日本人という民族は、本来「成果主義とはなじまない」
ところで、成果主義や生産性至上主義は、日本人の民族性を考えたとき、そもそもあまりなじまないのかもしれないと、私は考えています。
そう考える契機ともなった本が、河合隼雄先生の『中空構造日本の深層』(中公叢書)でした。河合隼雄先生は、日本を代表する臨床心理学者であり、生涯を通じて「心の問題」や「人間の本質」について取り組み、研究されてきた方です。
先に紹介した著書のなかで、河合先生は日本人の民族性を『古事記』などの神話に求めようとしています。
『古事記』の冒頭に登場する造化三神が、タカミムスミ、アメノミナカヌシ、カミムスビです。そのなかのアメノミナカヌシは最高神にもかかわらず、最初に名前が出てくるだけで、ほかには何の記述もありません。
イザナギとイザナミのあいだにできたツクヨミノミコトも、三貴神のうちの一柱なのにほとんどふれられないままなのです。

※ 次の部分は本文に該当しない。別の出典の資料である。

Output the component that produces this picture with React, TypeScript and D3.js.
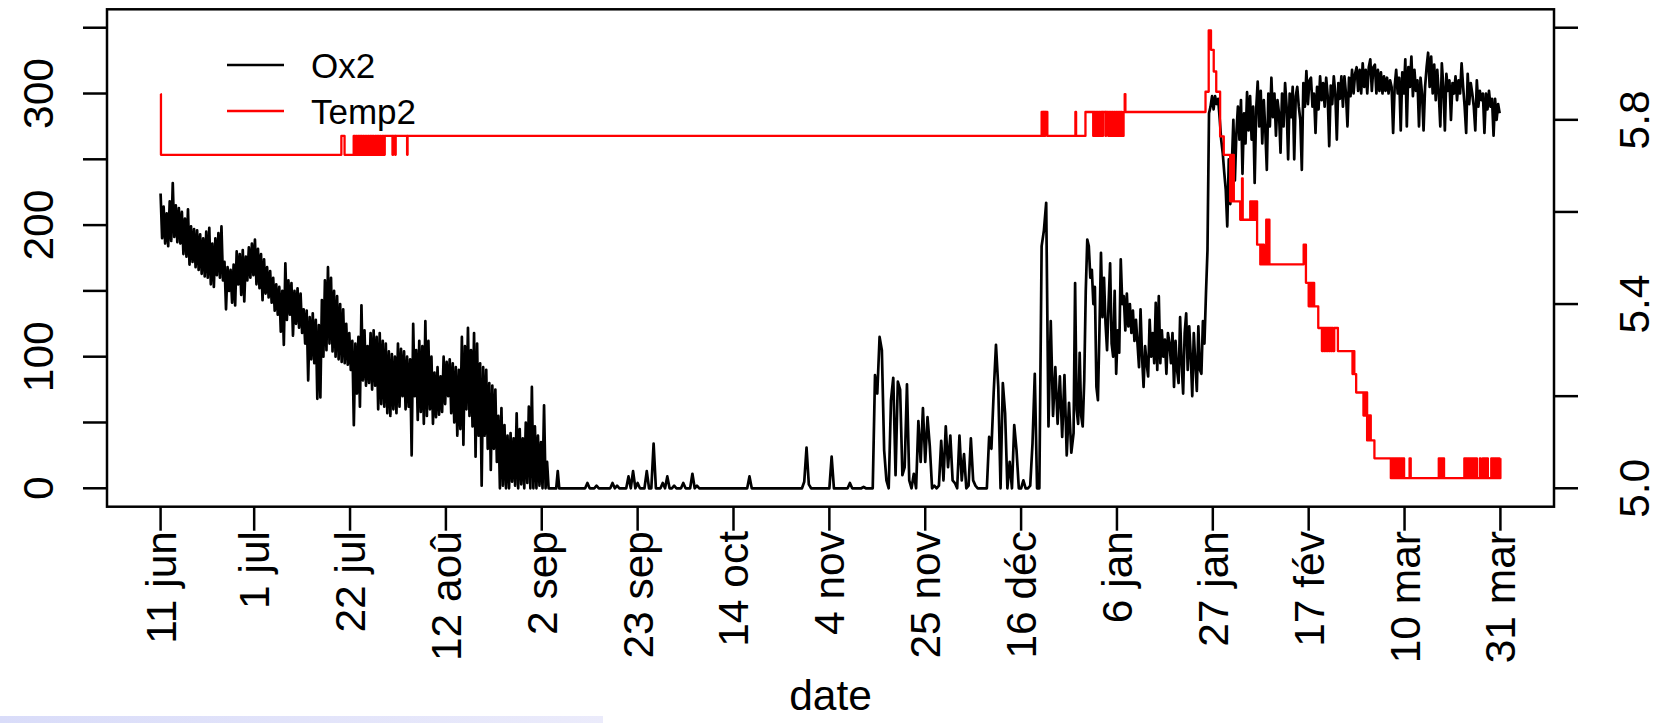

河合先生はそれぞれ三神の中心的な存在であるアメノミナカヌシもツクヨミノミコトもほとんど古事記のなかに登場しないことに着目して、中心となる神が何もしないこの構造を「中空構造」と名づけました。
そして、日本人の深層にはこの中空構造があると論じたのです。
河合先生は、日本人の深層に根づく中空構造の長所を次のように説明しています。
「日本の中空均衡型モデルでは、相対立するものや矛盾するものを敢えて排除せず、共存しうる可能性をもつものである。」
この言葉を成果主義や生産性至上義との関係で見ると、次のように考えられないでしょうか。
「中心となるべきものが空である中空構造を持つ日本人は、物事を善と悪の2つに分けて評価し、判断するようなことはしない。成果を上げている人間がそうでない人間をあえて排除しないで共存していくことが可能な民族でもあるのだ」と。
とは言え、河合先生は中空構造の欠点も指摘しています。大きな事故や事件、不祥事が起きたときに、中心となるものが存在しないために、誰も責任をとらない無責任体制を生むというのです。